A story of when it all comes together
Erin and Ian work at a large energy company, and they have been put in charge of their power plant’s Innovation Program. Currently, they’re looking for opportunities to improve overall safety for their employees. They start by using Forest to create a campaign in their workspace to collect ideas that can improve working conditions in their power plants.
A week later, John shows up to work and comes up with an idea that could improve the process of cleaning the plant’s cooling ponds. He recently heard from a colleague that there is an open campaign in Forest about improving employee safety. He logs into Forest, goes to the power plant’s custom page, and adds his idea to the campaign. A few minutes later, Erin and Ian receive a notification saying that a new idea has been added. They see John’s idea about a safer way to clean the power plant’s cooling ponds.
After the campaign ends and all submitted ideas have been evaluated and reviewed, Erin and Ian can immediately tell that John’s idea has a lot of potential, but they’d also like to know what his co-workers think. They ask John to get feedback from his colleagues and add their input by the end of the week. After John completes this milestone task, he lets Erin and Ian know that his idea is ready to be reviewed. Later, his idea gets progressed to a portfolio where a team of experts can evaluate and manage it further.
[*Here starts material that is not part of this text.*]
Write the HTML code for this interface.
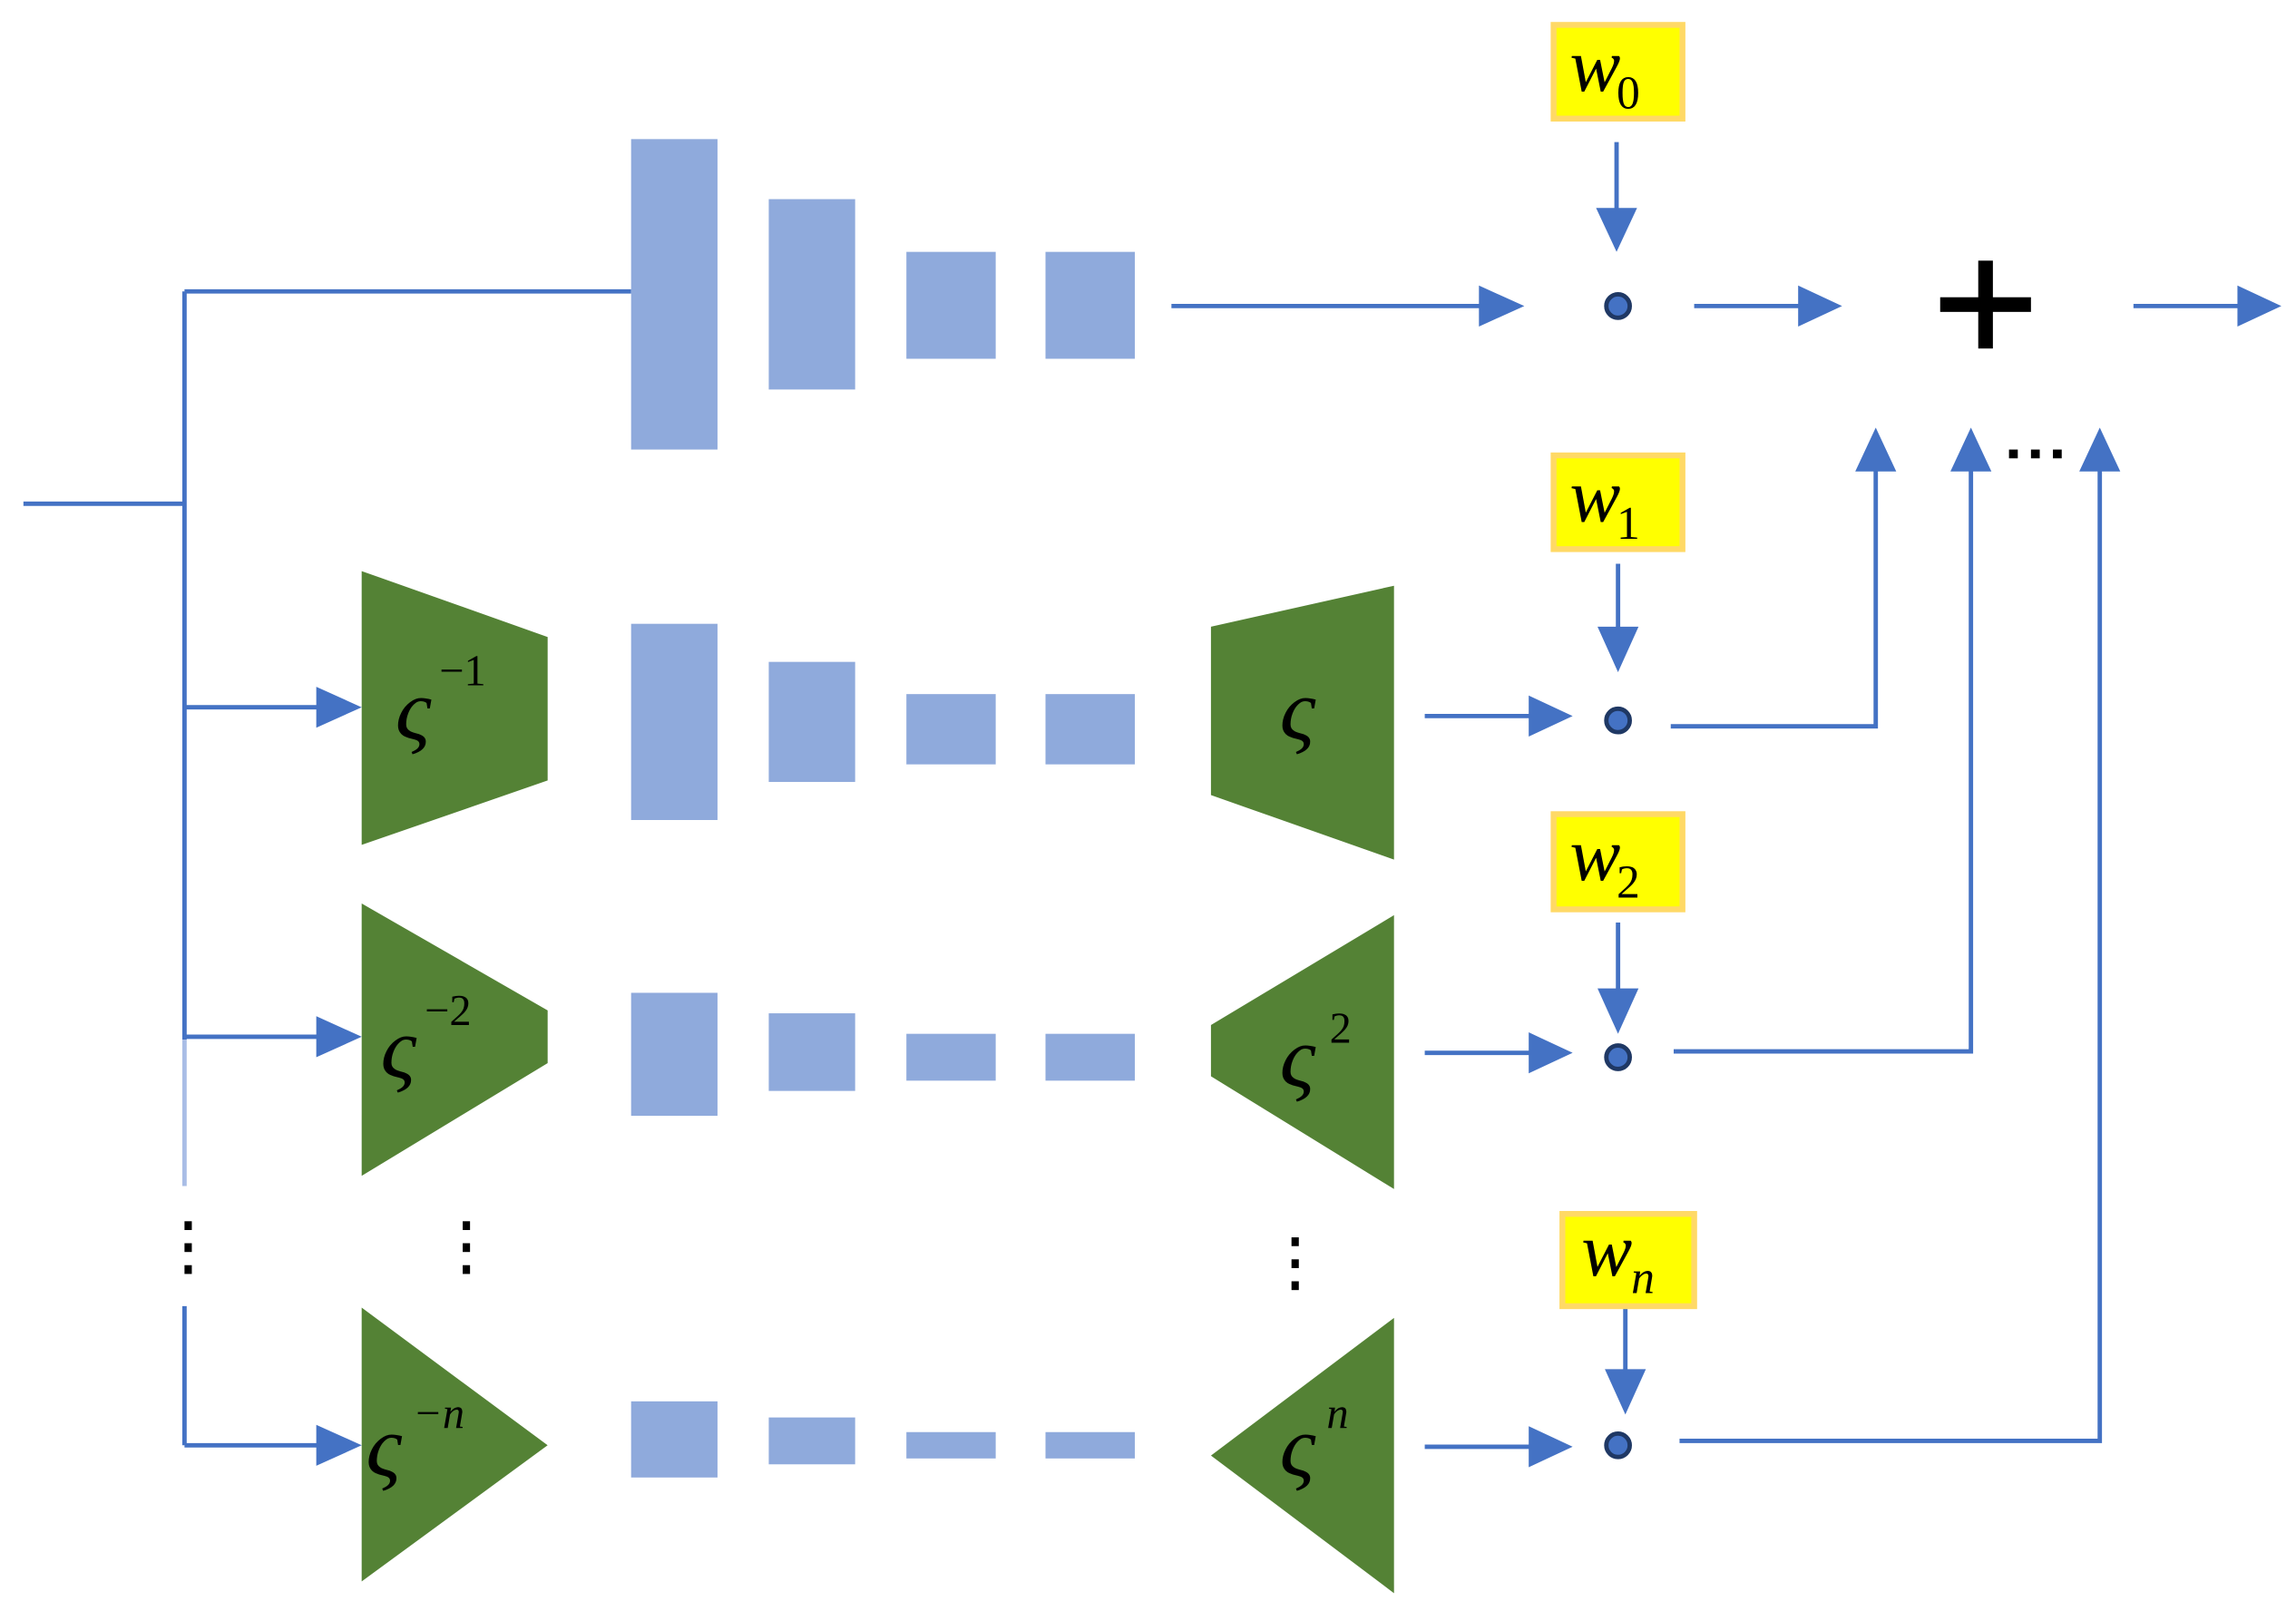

In the portfolio, a team of evaluators decide that John’s idea not only eliminates safety concerns, but it also has the potential of saving the company thousands in materials and labor. Soon, they assign another milestone task for John to complete. After allocating the required resources, they ask him to make a prototype to test how his idea will perform in the field. As John’s idea continues to mature and progress in the tool, his company’s leadership take notice and decide to turn his idea into reality.